Kaddu was very proud of the result of our work and adopted me into his family. He kept referring to the man on the cover of the book as if he was someone else: as "this man" who was finally given some recognition for everything he had done and tried to do. But as time went by, he also started to share concerns. Achievements that were important to him and his people were omitted from the book. Someone brought to his attention that there was too much emphasis on failures, not finalising studies, not being able to build a clubhouse, not getting a job, not sustaining a business.
While working with Kaddu and Kisitu, I also came across other collections of photographs. Nobody I met 'knew' what the photographs were about, making it even harder for me to read them than some of Kaddu's photographs. Most of the photographs lacked information concerning who shot what, when and where. The reasons why they had been made seemed to be more obvious. There were events and weddings. There are presidents and other performers. But understanding why the photographs were made does not provide clarity on why I or anyone else should be looking at them.
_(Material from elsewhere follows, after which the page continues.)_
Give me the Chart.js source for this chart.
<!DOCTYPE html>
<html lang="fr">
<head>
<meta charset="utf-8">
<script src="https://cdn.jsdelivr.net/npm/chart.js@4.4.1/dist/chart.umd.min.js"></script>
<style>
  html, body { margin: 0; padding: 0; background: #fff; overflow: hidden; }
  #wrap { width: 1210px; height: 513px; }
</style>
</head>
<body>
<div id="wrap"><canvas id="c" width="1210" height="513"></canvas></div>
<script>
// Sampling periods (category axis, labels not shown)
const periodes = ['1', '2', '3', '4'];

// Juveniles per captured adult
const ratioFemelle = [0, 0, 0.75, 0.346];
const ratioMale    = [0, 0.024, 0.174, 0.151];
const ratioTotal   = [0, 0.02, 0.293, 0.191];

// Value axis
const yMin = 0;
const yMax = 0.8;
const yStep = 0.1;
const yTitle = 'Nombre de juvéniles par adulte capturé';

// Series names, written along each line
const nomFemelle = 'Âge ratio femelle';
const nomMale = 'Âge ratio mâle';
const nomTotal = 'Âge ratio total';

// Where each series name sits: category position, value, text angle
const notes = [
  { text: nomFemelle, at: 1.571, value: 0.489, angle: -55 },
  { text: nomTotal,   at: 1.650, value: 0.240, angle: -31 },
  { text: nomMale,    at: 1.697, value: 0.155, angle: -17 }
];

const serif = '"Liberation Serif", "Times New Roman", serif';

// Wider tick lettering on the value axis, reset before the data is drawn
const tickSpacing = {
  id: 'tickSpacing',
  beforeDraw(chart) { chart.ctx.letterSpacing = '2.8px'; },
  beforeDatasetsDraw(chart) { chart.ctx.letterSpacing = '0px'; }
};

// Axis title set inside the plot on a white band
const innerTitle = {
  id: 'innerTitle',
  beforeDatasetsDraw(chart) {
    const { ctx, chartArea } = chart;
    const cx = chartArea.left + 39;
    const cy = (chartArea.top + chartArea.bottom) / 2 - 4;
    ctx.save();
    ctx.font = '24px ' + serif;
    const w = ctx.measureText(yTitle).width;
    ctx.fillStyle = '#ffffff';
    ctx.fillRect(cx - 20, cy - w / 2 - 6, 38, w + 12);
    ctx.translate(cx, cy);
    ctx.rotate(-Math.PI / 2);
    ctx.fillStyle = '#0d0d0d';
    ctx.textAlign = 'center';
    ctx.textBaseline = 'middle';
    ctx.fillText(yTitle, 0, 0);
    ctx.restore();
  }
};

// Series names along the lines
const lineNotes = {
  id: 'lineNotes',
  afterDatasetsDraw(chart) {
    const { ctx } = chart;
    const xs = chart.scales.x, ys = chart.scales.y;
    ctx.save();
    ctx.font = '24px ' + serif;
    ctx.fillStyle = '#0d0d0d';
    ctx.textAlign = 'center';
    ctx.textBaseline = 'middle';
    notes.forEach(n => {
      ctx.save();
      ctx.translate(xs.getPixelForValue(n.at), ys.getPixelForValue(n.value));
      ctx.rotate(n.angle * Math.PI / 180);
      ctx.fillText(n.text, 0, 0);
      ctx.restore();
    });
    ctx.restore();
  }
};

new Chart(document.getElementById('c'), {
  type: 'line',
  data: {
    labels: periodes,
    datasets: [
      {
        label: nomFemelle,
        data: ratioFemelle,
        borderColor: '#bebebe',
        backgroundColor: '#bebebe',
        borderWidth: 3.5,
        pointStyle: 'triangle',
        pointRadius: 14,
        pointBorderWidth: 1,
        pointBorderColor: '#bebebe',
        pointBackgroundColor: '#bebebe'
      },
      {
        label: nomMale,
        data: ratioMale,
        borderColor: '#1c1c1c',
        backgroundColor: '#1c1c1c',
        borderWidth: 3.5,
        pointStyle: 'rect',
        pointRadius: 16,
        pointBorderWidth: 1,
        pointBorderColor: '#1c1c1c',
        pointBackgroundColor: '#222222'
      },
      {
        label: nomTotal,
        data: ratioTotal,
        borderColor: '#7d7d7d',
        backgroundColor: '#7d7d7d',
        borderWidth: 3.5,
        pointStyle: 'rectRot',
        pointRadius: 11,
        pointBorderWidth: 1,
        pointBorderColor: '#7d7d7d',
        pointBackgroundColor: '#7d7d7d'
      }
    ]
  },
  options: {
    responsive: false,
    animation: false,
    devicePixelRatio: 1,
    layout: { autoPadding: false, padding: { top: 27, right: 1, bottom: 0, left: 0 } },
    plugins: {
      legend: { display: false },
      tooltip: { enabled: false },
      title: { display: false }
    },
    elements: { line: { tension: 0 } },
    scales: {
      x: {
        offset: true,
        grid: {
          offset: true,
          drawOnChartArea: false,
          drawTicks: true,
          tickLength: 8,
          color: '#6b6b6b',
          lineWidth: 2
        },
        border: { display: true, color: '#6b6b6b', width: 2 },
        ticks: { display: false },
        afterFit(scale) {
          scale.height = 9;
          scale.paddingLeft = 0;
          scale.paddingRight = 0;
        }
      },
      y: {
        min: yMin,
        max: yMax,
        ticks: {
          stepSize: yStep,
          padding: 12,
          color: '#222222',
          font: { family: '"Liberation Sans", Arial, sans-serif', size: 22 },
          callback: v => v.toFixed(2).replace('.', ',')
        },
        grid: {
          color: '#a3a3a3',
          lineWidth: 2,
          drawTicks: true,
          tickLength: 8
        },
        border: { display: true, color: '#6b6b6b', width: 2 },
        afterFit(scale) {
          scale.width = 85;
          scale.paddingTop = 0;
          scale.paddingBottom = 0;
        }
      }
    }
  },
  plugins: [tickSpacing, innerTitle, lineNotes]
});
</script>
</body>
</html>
HIPUganda has a mixed audience following and responding to the images shared. There are those who grew up, and used to live, in Uganda. There are Ugandans, mainly living in the capital city Kampala and other urban centres it seems. And there is a group with general interest in photography and archives. Let me brutally generalise here for a moment, based on observing the responses to photographs shared on the Facebook page. The first group is looking for recognition, to connect their memories to those of others through photographs. The second group is keen to compare pasts and presents, while the third group loves to discover beautiful images that do not necessarily say anything about historical events, but capture aesthetics in a cultural and sometimes historical perspective.
When I started to look for "old photographs", I thought that what is in archives in Uganda, contrarily to what is in the UK for instance, should give insights into all Ugandan society. How naïve (again). Most of the material relates to upper and middle class lives, before or after Uganda's independence in 1962.
The most Frequently Asked Questions when sharing a photograph on the HIP Facebook page used to be along the lines of "why is there no information with the photograph? Who? Where?" I had thought this was obvious. If there is no information, then that does not need to be mentioned. I imagined it gave the person looking at the photograph the chance to be as open as possible. I failed to see that, when a picture is shown without context, it also suggests a gap between HIPUganda who is sharing the photographs, and members of the audience who feel they are supposed to know what they are looking at. The context then is the lack of it, instead of a call to create it together. These questions resulted in a change to our strategy. The lack of knowledge as knowledge in itself is more explicitly added alongside the photographs. The little that is known is indicated, without being afraid that this might limit the freedom of association. HIPUganda and its audiences are co-creators of additions to specific histories at a time when it is no longer necessary, reasonable or acceptable, that pasts be told exclusively from outside or privileged positions.
References:
Kisitu, A.C., Stultiens, A. and Wasswa, K. 2011, The Kaddu Wasswa Archive. A Visual Biography, Post Editions, Rotterdam.
Mitchell, P. and Lane, P. (eds) 2013, The Oxford Handbook of African Archaeology, University Press, Oxford.
Speke, J.H. 1864, Through the Dark Continent, William Blackwood and Sons, second edition, Edinburgh and London.